EXERCISE DETAILS:
Give the data again, word for word.

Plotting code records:
----
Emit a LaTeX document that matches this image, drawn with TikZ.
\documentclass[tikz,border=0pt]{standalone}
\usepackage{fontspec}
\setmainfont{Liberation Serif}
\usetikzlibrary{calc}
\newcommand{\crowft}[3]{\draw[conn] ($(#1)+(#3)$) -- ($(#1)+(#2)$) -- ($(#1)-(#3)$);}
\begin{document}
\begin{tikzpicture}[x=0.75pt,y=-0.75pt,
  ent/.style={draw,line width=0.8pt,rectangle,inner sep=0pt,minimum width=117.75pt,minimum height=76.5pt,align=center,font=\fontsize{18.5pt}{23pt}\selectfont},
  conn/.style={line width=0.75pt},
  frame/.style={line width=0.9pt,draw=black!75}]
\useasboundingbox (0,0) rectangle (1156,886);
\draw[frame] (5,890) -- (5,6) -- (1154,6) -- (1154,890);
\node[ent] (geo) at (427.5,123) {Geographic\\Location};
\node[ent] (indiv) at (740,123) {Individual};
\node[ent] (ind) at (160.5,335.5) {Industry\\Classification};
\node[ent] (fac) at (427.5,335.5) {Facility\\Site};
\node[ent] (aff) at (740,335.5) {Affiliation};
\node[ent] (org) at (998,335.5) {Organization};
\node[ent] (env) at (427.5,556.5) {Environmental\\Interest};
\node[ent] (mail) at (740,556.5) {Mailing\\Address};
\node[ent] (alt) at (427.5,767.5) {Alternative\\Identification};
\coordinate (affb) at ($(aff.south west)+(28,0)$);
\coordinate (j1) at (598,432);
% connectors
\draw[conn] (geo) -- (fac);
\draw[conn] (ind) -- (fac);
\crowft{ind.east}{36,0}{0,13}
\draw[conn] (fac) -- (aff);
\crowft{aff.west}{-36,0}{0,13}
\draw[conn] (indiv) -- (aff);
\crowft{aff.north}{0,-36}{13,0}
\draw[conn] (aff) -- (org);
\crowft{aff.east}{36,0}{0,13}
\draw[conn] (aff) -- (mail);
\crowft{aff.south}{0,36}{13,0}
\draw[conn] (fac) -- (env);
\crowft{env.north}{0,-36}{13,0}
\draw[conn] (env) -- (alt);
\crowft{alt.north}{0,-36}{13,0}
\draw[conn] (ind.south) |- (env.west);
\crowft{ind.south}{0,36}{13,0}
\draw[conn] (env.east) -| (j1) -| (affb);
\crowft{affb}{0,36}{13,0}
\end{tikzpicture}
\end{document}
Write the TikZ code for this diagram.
----
FINAL ANSWER:
Emit a LaTeX document that matches this image, drawn with TikZ.
\documentclass[tikz,border=0pt]{standalone}
\usepackage{fontspec}
\setmainfont{Liberation Serif}
\usetikzlibrary{calc}
\newcommand{\crowft}[3]{\draw[conn] ($(#1)+(#3)$) -- ($(#1)+(#2)$) -- ($(#1)-(#3)$);}
\begin{document}
\begin{tikzpicture}[x=0.75pt,y=-0.75pt,
  ent/.style={draw,line width=0.8pt,rectangle,inner sep=0pt,minimum width=117.75pt,minimum height=76.5pt,align=center,font=\fontsize{18.5pt}{23pt}\selectfont},
  conn/.style={line width=0.75pt},
  frame/.style={line width=0.9pt,draw=black!75}]
\useasboundingbox (0,0) rectangle (1156,886);
\draw[frame] (5,890) -- (5,6) -- (1154,6) -- (1154,890);
\node[ent] (geo) at (427.5,123) {Geographic\\Location};
\node[ent] (indiv) at (740,123) {Individual};
\node[ent] (ind) at (160.5,335.5) {Industry\\Classification};
\node[ent] (fac) at (427.5,335.5) {Facility\\Site};
\node[ent] (aff) at (740,335.5) {Affiliation};
\node[ent] (org) at (998,335.5) {Organization};
\node[ent] (env) at (427.5,556.5) {Environmental\\Interest};
\node[ent] (mail) at (740,556.5) {Mailing\\Address};
\node[ent] (alt) at (427.5,767.5) {Alternative\\Identification};
\coordinate (affb) at ($(aff.south west)+(28,0)$);
\coordinate (j1) at (598,432);
% connectors
\draw[conn] (geo) -- (fac);
\draw[conn] (ind) -- (fac);
\crowft{ind.east}{36,0}{0,13}
\draw[conn] (fac) -- (aff);
\crowft{aff.west}{-36,0}{0,13}
\draw[conn] (indiv) -- (aff);
\crowft{aff.north}{0,-36}{13,0}
\draw[conn] (aff) -- (org);
\crowft{aff.east}{36,0}{0,13}
\draw[conn] (aff) -- (mail);
\crowft{aff.south}{0,36}{13,0}
\draw[conn] (fac) -- (env);
\crowft{env.north}{0,-36}{13,0}
\draw[conn] (env) -- (alt);
\crowft{alt.north}{0,-36}{13,0}
\draw[conn] (ind.south) |- (env.west);
\crowft{ind.south}{0,36}{13,0}
\draw[conn] (env.east) -| (j1) -| (affb);
\crowft{affb}{0,36}{13,0}
\end{tikzpicture}
\end{document}
Write the TikZ code for this diagram.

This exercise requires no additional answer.